* INSTRUCTION:
All of the data should be repeated exactly; pictures are not part of the copy.

== DATASET SECTION ==

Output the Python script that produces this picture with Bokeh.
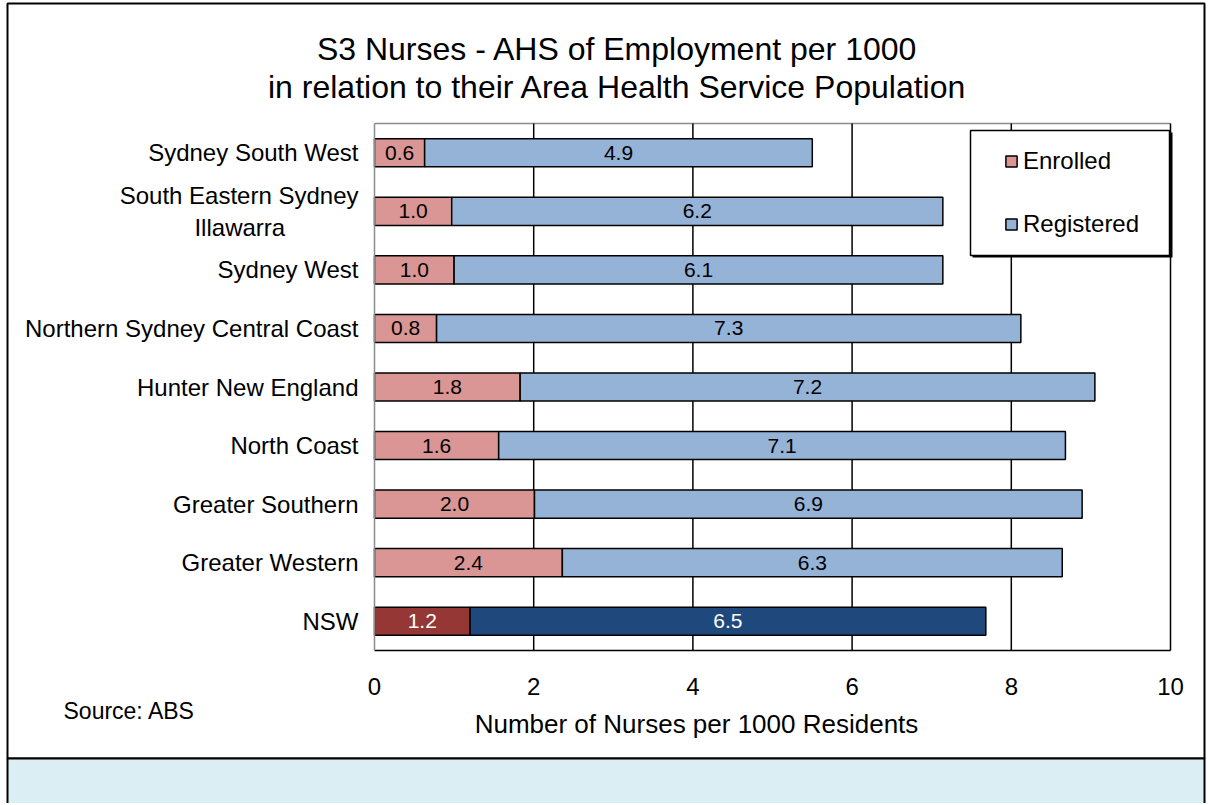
import numpy as np
from bokeh.plotting import figure
from bokeh.models import (ColumnDataSource, Range1d, Label, BoxAnnotation,
                          Legend, LegendItem, FixedTicker)
from bokeh.core.properties import value
from bokeh.embed import file_html
from bokeh.resources import INLINE

# ---------------- data ----------------
categories = ["Sydney South West", "South Eastern Sydney\nIllawarra", "Sydney West",
              "Northern Sydney Central Coast", "Hunter New England", "North Coast",
              "Greater Southern", "Greater Western", "NSW"]
enrolled = [0.63, 0.97, 1.0, 0.78, 1.83, 1.56, 2.01, 2.36, 1.2]
registered = [4.87, 6.17, 6.14, 7.34, 7.22, 7.12, 6.88, 6.28, 6.48]
x_ticks = [0, 2, 4, 6, 8, 10]
x_min, x_max = 0, 10

# ---------------- layout constants (pixels) ----------------
W, H = 1206, 803
PA_L, PA_R, PA_T, PA_B = 374, 1170, 123, 650   # plot-area edges on the canvas
n = len(categories)
px_x = (PA_R - PA_L) / (x_max - x_min)
px_y = (PA_B - PA_T) / n

FONT = "Liberation Sans"
E_COL, R_COL = "#D99694", "#95B3D7"
E_NSW, R_NSW = "#953735", "#1F497D"
GRAY = "#8C8C8C"

enr = np.array(enrolled)
reg = np.array(registered)
ypos = [n - 1 - i for i in range(n)]          # first category on top
is_nsw = [c == "NSW" for c in categories]

src_e = ColumnDataSource(dict(
    y=ypos, left=np.zeros(n), right=enr, mid=enr / 2,
    lab=[f"{v:.1f}" for v in enr],
    color=[E_NSW if k else E_COL for k in is_nsw],
    tcolor=["white" if k else "black" for k in is_nsw]))
src_r = ColumnDataSource(dict(
    y=ypos, left=enr, right=enr + reg, mid=enr + reg / 2,
    lab=[f"{v:.1f}" for v in reg],
    color=[R_NSW if k else R_COL for k in is_nsw],
    tcolor=["white" if k else "black" for k in is_nsw]))

# ranges so that the frame fills the whole canvas
x_start = x_min - PA_L / px_x
x_end = x_max + (W - PA_R) / px_x
y_top = (n - 0.5) + PA_T / px_y
y_bot = -0.5 - (H - PA_B) / px_y

p = figure(width=W, height=H, x_range=Range1d(x_start, x_end),
           y_range=Range1d(y_bot, y_top), output_backend="svg",
           toolbar_location=None, min_border=0)
p.title.visible = False
p.outline_line_color = None
p.background_fill_color = "white"
p.border_fill_color = "white"
p.xgrid.grid_line_color = None
p.ygrid.grid_line_color = None

def cbox(l, r, t, b, **kw):
    p.add_layout(BoxAnnotation(left=l, right=r, top=t, bottom=b,
                               left_units="canvas", right_units="canvas",
                               top_units="canvas", bottom_units="canvas", **kw))

# outer border and bottom light-blue panel
cbox(7, W - 2, 3, 758, fill_alpha=0, line_color="black", line_alpha=1.0,
     line_width=2, level="underlay")
cbox(7, W - 2, 758, H + 10, fill_color="#DAEEF3", fill_alpha=1.0,
     line_color="black", line_alpha=1.0, line_width=2, level="underlay")

# plot-area top edge and vertical grid lines
p.segment(x0=x_min, x1=x_max, y0=n - 0.5, y1=n - 0.5, line_color=GRAY, line_width=1.5)
gx = [t for t in x_ticks if t != x_min]
p.segment(x0=gx, x1=gx, y0=-0.5, y1=n - 0.5, line_color="black", line_width=1.5)

# axes fixed at the plot-area edges
p.xaxis.fixed_location = -0.5
p.xaxis.bounds = (x_min, x_max)
p.xaxis.ticker = FixedTicker(ticks=x_ticks)
p.xaxis.major_tick_line_color = None
p.xaxis.minor_tick_line_color = None
p.xaxis.major_tick_out = 0
p.xaxis.major_label_standoff = 27
p.xaxis.major_label_text_font = FONT
p.xaxis.major_label_text_font_size = "24px"
p.xaxis.major_label_text_color = "black"
p.xaxis.axis_line_color = "black"
p.xaxis.axis_line_width = 1.5

NB = "\u00a0"
overrides = {}
for y, c in zip(ypos, categories):
    if "\n" in c:
        a, b = c.split("\n")
        c = a + "\n" + b + NB * 11
    overrides[y] = c

p.yaxis.fixed_location = x_min
p.yaxis.bounds = (-0.5, n - 0.5)
p.yaxis.ticker = FixedTicker(ticks=ypos)
p.yaxis.major_label_overrides = overrides
p.yaxis.major_tick_line_color = None
p.yaxis.minor_tick_line_color = None
p.yaxis.major_tick_out = 0
p.yaxis.major_label_standoff = 16
p.yaxis.major_label_text_font = FONT
p.yaxis.major_label_text_font_size = "24px"
p.yaxis.major_label_text_color = "black"
p.yaxis.axis_line_color = GRAY
p.yaxis.axis_line_width = 1.5

# bars
re = p.hbar(y="y", left="left", right="right", height=0.48, source=src_e,
            fill_color="color", line_color="black", line_width=1.5)
rr = p.hbar(y="y", left="left", right="right", height=0.48, source=src_r,
            fill_color="color", line_color="black", line_width=1.5)

for s in (src_e, src_r):
    p.text(x="mid", y="y", text="lab", source=s, text_color="tcolor",
           text_align="center", text_baseline="middle",
           text_font=value(FONT), text_font_size="21px")

# legend frame (with a slight shadow) drawn over the grid lines
cbox(972, 1172, 132, 257, fill_color="black", fill_alpha=1.0, line_alpha=0)
cbox(970, 1169, 130, 255, fill_color="white", fill_alpha=1.0,
     line_color="black", line_alpha=1.0, line_width=1.5)

legend = Legend(items=[LegendItem(label="Enrolled", renderers=[re], index=0),
                       LegendItem(label="Registered", renderers=[rr], index=0)],
                location=(1004, H - 237.5), orientation="vertical",
                label_text_font=FONT, label_text_font_size="24px",
                label_text_color="black",
                glyph_width=14, glyph_height=14, label_standoff=5,
                label_height=27, spacing=35, padding=0,
                border_line_color=None, background_fill_alpha=0)
p.add_layout(legend)

# texts
def canvas_label(x, y, text, size, align="center"):
    p.add_layout(Label(x=x, y=y, x_units="canvas", y_units="canvas", text=text,
                       text_align=align, text_baseline="middle",
                       text_font=FONT, text_font_size=size, text_color="black"))

canvas_label(617, 48, "S3 Nurses - AHS of Employment per 1000", "32px")
canvas_label(617, 86, "in relation to their Area Health Service Population", "32px")
canvas_label(63, 710, "Source: ABS", "23px", align="left")
canvas_label(696, 723, "Number of Nurses per 1000 Residents", "26px")

open("out.html", "w").write(file_html(p, INLINE))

===

* RESPONSE FOR THIS EXERCISE:
Output the Python script that produces this picture with Bokeh.
import numpy as np
from bokeh.plotting import figure
from bokeh.models import (ColumnDataSource, Range1d, Label, BoxAnnotation,
                          Legend, LegendItem, FixedTicker)
from bokeh.core.properties import value
from bokeh.embed import file_html
from bokeh.resources import INLINE

# ---------------- data ----------------
categories = ["Sydney South West", "South Eastern Sydney\nIllawarra", "Sydney West",
              "Northern Sydney Central Coast", "Hunter New England", "North Coast",
              "Greater Southern", "Greater Western", "NSW"]
enrolled = [0.63, 0.97, 1.0, 0.78, 1.83, 1.56, 2.01, 2.36, 1.2]
registered = [4.87, 6.17, 6.14, 7.34, 7.22, 7.12, 6.88, 6.28, 6.48]
x_ticks = [0, 2, 4, 6, 8, 10]
x_min, x_max = 0, 10

# ---------------- layout constants (pixels) ----------------
W, H = 1206, 803
PA_L, PA_R, PA_T, PA_B = 374, 1170, 123, 650   # plot-area edges on the canvas
n = len(categories)
px_x = (PA_R - PA_L) / (x_max - x_min)
px_y = (PA_B - PA_T) / n

FONT = "Liberation Sans"
E_COL, R_COL = "#D99694", "#95B3D7"
E_NSW, R_NSW = "#953735", "#1F497D"
GRAY = "#8C8C8C"

enr = np.array(enrolled)
reg = np.array(registered)
ypos = [n - 1 - i for i in range(n)]          # first category on top
is_nsw = [c == "NSW" for c in categories]

src_e = ColumnDataSource(dict(
    y=ypos, left=np.zeros(n), right=enr, mid=enr / 2,
    lab=[f"{v:.1f}" for v in enr],
    color=[E_NSW if k else E_COL for k in is_nsw],
    tcolor=["white" if k else "black" for k in is_nsw]))
src_r = ColumnDataSource(dict(
    y=ypos, left=enr, right=enr + reg, mid=enr + reg / 2,
    lab=[f"{v:.1f}" for v in reg],
    color=[R_NSW if k else R_COL for k in is_nsw],
    tcolor=["white" if k else "black" for k in is_nsw]))

# ranges so that the frame fills the whole canvas
x_start = x_min - PA_L / px_x
x_end = x_max + (W - PA_R) / px_x
y_top = (n - 0.5) + PA_T / px_y
y_bot = -0.5 - (H - PA_B) / px_y

p = figure(width=W, height=H, x_range=Range1d(x_start, x_end),
           y_range=Range1d(y_bot, y_top), output_backend="svg",
           toolbar_location=None, min_border=0)
p.title.visible = False
p.outline_line_color = None
p.background_fill_color = "white"
p.border_fill_color = "white"
p.xgrid.grid_line_color = None
p.ygrid.grid_line_color = None

def cbox(l, r, t, b, **kw):
    p.add_layout(BoxAnnotation(left=l, right=r, top=t, bottom=b,
                               left_units="canvas", right_units="canvas",
                               top_units="canvas", bottom_units="canvas", **kw))

# outer border and bottom light-blue panel
cbox(7, W - 2, 3, 758, fill_alpha=0, line_color="black", line_alpha=1.0,
     line_width=2, level="underlay")
cbox(7, W - 2, 758, H + 10, fill_color="#DAEEF3", fill_alpha=1.0,
     line_color="black", line_alpha=1.0, line_width=2, level="underlay")

# plot-area top edge and vertical grid lines
p.segment(x0=x_min, x1=x_max, y0=n - 0.5, y1=n - 0.5, line_color=GRAY, line_width=1.5)
gx = [t for t in x_ticks if t != x_min]
p.segment(x0=gx, x1=gx, y0=-0.5, y1=n - 0.5, line_color="black", line_width=1.5)

# axes fixed at the plot-area edges
p.xaxis.fixed_location = -0.5
p.xaxis.bounds = (x_min, x_max)
p.xaxis.ticker = FixedTicker(ticks=x_ticks)
p.xaxis.major_tick_line_color = None
p.xaxis.minor_tick_line_color = None
p.xaxis.major_tick_out = 0
p.xaxis.major_label_standoff = 27
p.xaxis.major_label_text_font = FONT
p.xaxis.major_label_text_font_size = "24px"
p.xaxis.major_label_text_color = "black"
p.xaxis.axis_line_color = "black"
p.xaxis.axis_line_width = 1.5

NB = "\u00a0"
overrides = {}
for y, c in zip(ypos, categories):
    if "\n" in c:
        a, b = c.split("\n")
        c = a + "\n" + b + NB * 11
    overrides[y] = c

p.yaxis.fixed_location = x_min
p.yaxis.bounds = (-0.5, n - 0.5)
p.yaxis.ticker = FixedTicker(ticks=ypos)
p.yaxis.major_label_overrides = overrides
p.yaxis.major_tick_line_color = None
p.yaxis.minor_tick_line_color = None
p.yaxis.major_tick_out = 0
p.yaxis.major_label_standoff = 16
p.yaxis.major_label_text_font = FONT
p.yaxis.major_label_text_font_size = "24px"
p.yaxis.major_label_text_color = "black"
p.yaxis.axis_line_color = GRAY
p.yaxis.axis_line_width = 1.5

# bars
re = p.hbar(y="y", left="left", right="right", height=0.48, source=src_e,
            fill_color="color", line_color="black", line_width=1.5)
rr = p.hbar(y="y", left="left", right="right", height=0.48, source=src_r,
            fill_color="color", line_color="black", line_width=1.5)

for s in (src_e, src_r):
    p.text(x="mid", y="y", text="lab", source=s, text_color="tcolor",
           text_align="center", text_baseline="middle",
           text_font=value(FONT), text_font_size="21px")

# legend frame (with a slight shadow) drawn over the grid lines
cbox(972, 1172, 132, 257, fill_color="black", fill_alpha=1.0, line_alpha=0)
cbox(970, 1169, 130, 255, fill_color="white", fill_alpha=1.0,
     line_color="black", line_alpha=1.0, line_width=1.5)

legend = Legend(items=[LegendItem(label="Enrolled", renderers=[re], index=0),
                       LegendItem(label="Registered", renderers=[rr], index=0)],
                location=(1004, H - 237.5), orientation="vertical",
                label_text_font=FONT, label_text_font_size="24px",
                label_text_color="black",
                glyph_width=14, glyph_height=14, label_standoff=5,
                label_height=27, spacing=35, padding=0,
                border_line_color=None, background_fill_alpha=0)
p.add_layout(legend)

# texts
def canvas_label(x, y, text, size, align="center"):
    p.add_layout(Label(x=x, y=y, x_units="canvas", y_units="canvas", text=text,
                       text_align=align, text_baseline="middle",
                       text_font=FONT, text_font_size=size, text_color="black"))

canvas_label(617, 48, "S3 Nurses - AHS of Employment per 1000", "32px")
canvas_label(617, 86, "in relation to their Area Health Service Population", "32px")
canvas_label(63, 710, "Source: ABS", "23px", align="left")
canvas_label(696, 723, "Number of Nurses per 1000 Residents", "26px")

open("out.html", "w").write(file_html(p, INLINE))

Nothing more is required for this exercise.